Nei primi anni Settanta fecero il giro delle redazioni di tutti i giornali (anche se avrebbero dovuto farlo dei manicomi: ma in quegli anni i manicomi li chiudevano) le motivazioni di una sentenza con la quale un giudice mandò assolto un giovane autore di una serie di rapine. «Il ragazzo - disse il presidente del tribunale - era sconvolto per le notizie che arrivavano dalla guerra del Vietnam. Egli non è dunque responsabile. Responsabile è la società».
L’episodio, che suscitò l’indignazione e l’ilarità di Indro Montanelli, torna alla mente ora che una preside di Treviso incolpa «la società» della bravata di una sua studentessa dodicenne. La ragazzina vendeva autoscatti osé per finanziarsi lo shopping.

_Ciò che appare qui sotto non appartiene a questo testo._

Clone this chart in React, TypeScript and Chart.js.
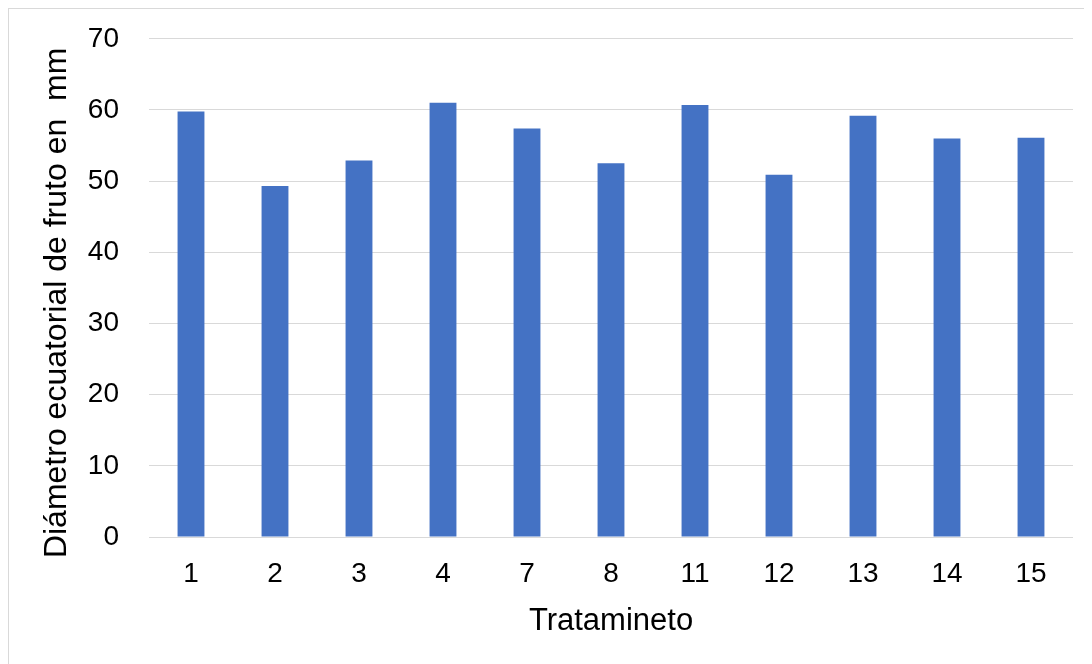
import React, { useEffect, useRef } from "react";
import { Chart, registerables } from "chart.js";

Chart.register(...registerables);

// Treatments and their mean equatorial fruit diameter (mm)
const tratamientos = ["1", "2", "3", "4", "7", "8", "11", "12", "13", "14", "15"];
const diametro = [59.8, 49.3, 52.9, 61.0, 57.4, 52.5, 60.7, 50.9, 59.2, 56.0, 56.1];
const yTitle = "Diámetro ecuatorial de fruto en  mm";
const xTitle = "Tratamineto";

const FONT = '"Liberation Sans", Arial, sans-serif';

// Rotated y-axis title, placed slightly below the plot's vertical centre
const yTitlePlugin = {
  id: "yTitle",
  afterDraw(chart: any) {
    const { ctx, chartArea } = chart;
    ctx.save();
    ctx.translate(48, (chartArea.top + chartArea.bottom) / 2 + 15);
    ctx.rotate(-Math.PI / 2);
    ctx.font = `32px ${FONT}`;
    ctx.fillStyle = "#000000";
    ctx.textAlign = "center";
    ctx.textBaseline = "middle";
    ctx.fillText(yTitle, 0, 0);
    ctx.restore();
  },
};

export default function App() {
  const canvasRef = useRef<HTMLCanvasElement | null>(null);

  useEffect(() => {
    if (!canvasRef.current) return;
    const chart = new Chart(canvasRef.current, {
      type: "bar",
      data: {
        labels: tratamientos,
        datasets: [
          {
            data: diametro,
            backgroundColor: "#4472C4",
            borderWidth: 0,
            barPercentage: 0.32,
            categoryPercentage: 1,
          },
        ],
      },
      options: {
        animation: false,
        responsive: true,
        maintainAspectRatio: false,
        layout: { padding: { top: 0, right: 19, left: 0, bottom: 0 } },
        plugins: {
          legend: { display: false },
          tooltip: { enabled: false },
        },
        scales: {
          x: {
            grid: { display: false, drawTicks: false },
            border: { display: false },
            ticks: {
              color: "#000000",
              font: { family: FONT, size: 28 },
              padding: 20,
            },
            title: {
              display: true,
              text: xTitle,
              color: "#000000",
              font: { family: FONT, size: 31 },
              padding: { top: 0, bottom: 24 },
            },
            afterFit(scale: any) {
              scale.height = 127;
            },
          },
          y: {
            min: 0,
            max: 70,
            ticks: {
              stepSize: 10,
              color: "#000000",
              font: { family: FONT, size: 28 },
              padding: 13,
            },
            grid: {
              color: "#d9d9d9",
              lineWidth: 1,
              drawTicks: true,
              tickLength: 17,
              tickColor: "rgba(0,0,0,0)",
            },
            border: { display: false },
            afterFit(scale: any) {
              scale.width = 140;
            },
          },
        },
      },
      plugins: [yTitlePlugin],
    });
    return () => chart.destroy();
  }, []);

  return (
    <div
      style={{
        boxSizing: "border-box",
        width: 1084,
        height: 656,
        borderTop: "1px solid #d9d9d9",
        borderLeft: "1px solid #d9d9d9",
        background: "#ffffff",
      }}
    >
      <div style={{ position: "relative", width: "100%", height: "100%" }}>
        <canvas ref={canvasRef} />
      </div>
    </div>
  );
}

La preside, e via a ruota tutta una serie di «interpreti del disagio» in servizio effettivo e permanente, hanno accusato in serie prima la famiglia che non educa più, quindi il mondo della moda, poi quello dei telefonini, infine l’immancabile televisione.
Ora è senz’altro vero che la società di oggi ci offre molti spunti per autoassolverci ogni volta che facciamo qualche fesseria. Tuttavia nel terzo episodio del film Signore e signori di Pietro Germi - che è ambientato proprio a Treviso ma nel 1966, quando non c’erano i telefonini e in tv si vedeva a stento il canale nazionale - la contadinella Alda, una ragazzina di quindici anni, si concede in serie a tutti i vitelloni della città, gente dai quarant’anni in su, per comprarsi scarpe e vestiti. Verrebbe da dire insomma che le fragilità umane non sono poi tanto cambiate, e che la tecnica e la maggior disponibilità di mezzi hanno solo aumentato la quantità, e non la natura, dei misfatti.
Ma la banalità dell’analisi sui tempi che cambiano è comunque meno grave dell’eterno ritorno dell’impalpabile «società» quale unica presenza sul banco degli imputati.